FRANCESC TORRALBA | Filósofo
Uno de los textos donde se analiza, de un modo más sugerente, la banalización del amor que se produce en la sociedad gaseosa es, justamente, Amor líquido, de Zygmunt Bauman. Pocas palabras sufren un proceso de degradación tan acelerado en la sociedad gaseosa como el término amor, especialmente en determinados productos audiovisuales.
Amar es sufrir por el otro, por su bien, por su pleno desarrollo, consiste en desear que la vida le vaya bien; pero en un contexto de incertidumbre y volatilidad como el que vivimos, no existe certidumbre alguna de que ello será así, con lo cual el sufrimiento está garantizado. Lo sabe especialmente una madre cuando da a luz.
El temor a sufrir se manifiesta en el temor a amar. El ciudadano de la sociedad gaseosa teme amar, pero también ser amado y las responsabilidades que ello acarrea. Prefiere preservar su yo desvinculado de los otros, protegido por un caparazón para no experimentar el sufrimiento de la ausencia del ser amado. Necesita, de vez en cuando, liberar sus angustias, gozar del encuentro agradable, del pequeño placer del día y de la noche, pero no está dispuesto a ir más allá.
El roce epidérmico, el contacto sin compromiso, el instante agradable son formas sucedáneas de amor que evitan el sufrimiento, pero, ¿se pueden denominar formas de amor en sentido estricto?
Basta contemplar la cultura de masas para percatarse de que el vocablo amor es una de las palabras que sufren una reducción más significativa de su rico contenido. Se reduce a puro sentimentalismo, a atracción pulsional o a reacción bioquímica. Desde la neurociencia, se explica como una larga secuencia de procesos fisiológicos que tienen su punto de partida en la sensibilidad y que producen una alteración de la vida neuronal y del ritmo cardíaco. El romanticismo se desvanece, como también se esfuma la idea de fidelidad y de donación gratuita. Son conceptos que están fuera de mercado, palabras prohibidas en la sociedad gaseosa.
El amor queda, así, reducido a un sentimiento volátil que muta y se transforma, que no puede, de ningún modo, vincularse a la voluntad ni a la inteligencia. Dado que es imposible anticipar lo que voy a sentir mañana, el próximo año o los próximos diez años, no puede comprometerme indefinidamente con alguien, ni con ningún proyecto, porque el amor gaseoso es leve como el aire, depende del feeling. Es algo que se siente, que toca el corazón, pero que no puede convertirse en decisión libre y, menos aún, en proyecto vital.
En este contexto de banalización del amor, subsisten ciertos vínculos que, a pesar de la volatilización del mundo, permanecen como vestigios de un mundo sólido.
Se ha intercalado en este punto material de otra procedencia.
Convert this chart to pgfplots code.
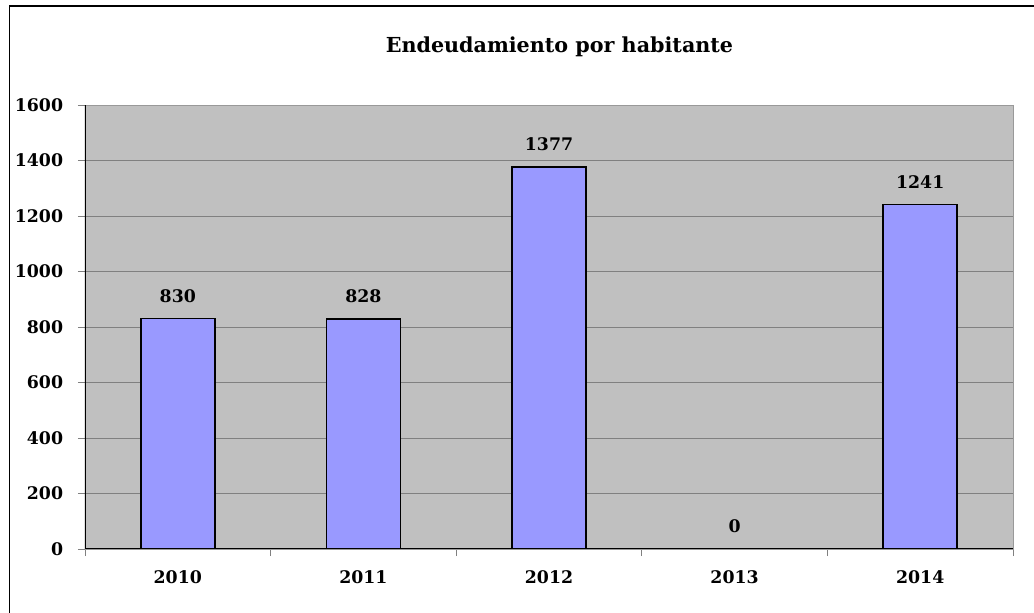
\documentclass[border=0pt]{standalone}
\usepackage{pgfplots}
\pgfplotsset{compat=1.18}
\usepackage{fontspec}
\setmainfont{DejaVu Serif}
\definecolor{barfill}{HTML}{9999FF}
\definecolor{plotbg}{HTML}{C0C0C0}
\definecolor{gridc}{HTML}{808080}
\begin{document}
\begin{tikzpicture}
\path[use as bounding box] (0,0) rectangle (775.5pt,459.75pt);
\draw[black, line width=0.9pt] (7.1pt,0) -- (7.1pt,455.25pt) -- (775.5pt,455.25pt);
\node[font=\fontsize{15.5}{18}\selectfont\bfseries] at (419.6pt,424.5pt) {Endeudamiento por habitante};
\begin{axis}[
  at={(63.75pt,48pt)}, anchor=south west,
  scale only axis, width=696pt, height=333pt,
  xmin=-0.5, xmax=4.5, ymin=0, ymax=1600,
  ytick={0,200,...,1600},
  xtick={0,1,2,3,4},
  xticklabels={2010,2011,2012,2013,2014},
  minor xtick={-0.5,0.5,1.5,2.5,3.5,4.5},
  xtick pos=bottom, ytick pos=left,
  major x tick style={draw=none},
  minor x tick style={draw=gray, line width=0.6pt},
  major y tick style={draw=gray, line width=0.6pt},
  tick align=outside,
  major tick length=5.25pt, minor tick length=5.25pt,
  ymajorgrids, grid style={draw=gridc, line width=0.7pt},
  axis background/.style={fill=plotbg},
  axis line style={draw=gray!80, line width=0.7pt},
  ticklabel style={font=\fontsize{13}{15}\selectfont\bfseries},
  /pgf/number format/assume math mode=true,
  /pgf/number format/1000 sep={},
  yticklabel style={inner sep=0pt, xshift=-11pt},
  xticklabel style={inner sep=0pt, yshift=-10.5pt},
  ybar, bar width=55.5pt,
  nodes near coords,
  nodes near coords style={font=\fontsize{13}{15}\selectfont\bfseries, anchor=south, inner sep=0pt, yshift=11.5pt, /pgf/number format/1000 sep={}},
]
\addplot[fill=barfill, draw=black, line width=1.1pt] coordinates {(0,830) (1,828) (2,1377) (3,0) (4,1241)};
\draw[black, line width=1pt] (rel axis cs:0,0) -- (rel axis cs:0,1);
\draw[black, line width=1pt] (rel axis cs:0,0) -- (rel axis cs:1,0);
\end{axis}
\end{tikzpicture}
\end{document}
El amor materno-filial, por ejemplo, es una expresión de ello. El mismo Zygmunt Bauman lo reconoce. Más allá de las excepciones, es un vínculo que supera la prueba del tiempo, que se traduce en múltiples sacrificios y dones, que trasciende la esfera de lo sensitivo y de lo placentero y que persigue como último fin el bien integral del hijo.
Este tipo de amor se relaciona estrechamente con la categoría de la incondicionalidad. El hijo es amado por su madre sin condiciones, más allá de sus características físicas e intelectuales, de sus aciertos o desaciertos, de sus logros y fracasos. Esta entrega incondicional es algo que conmueve y desorienta al ciudadano de la sociedad gaseosa, porque evoca un tipo de relación que no tiene paralelismo con lo que halla en el mercado digital.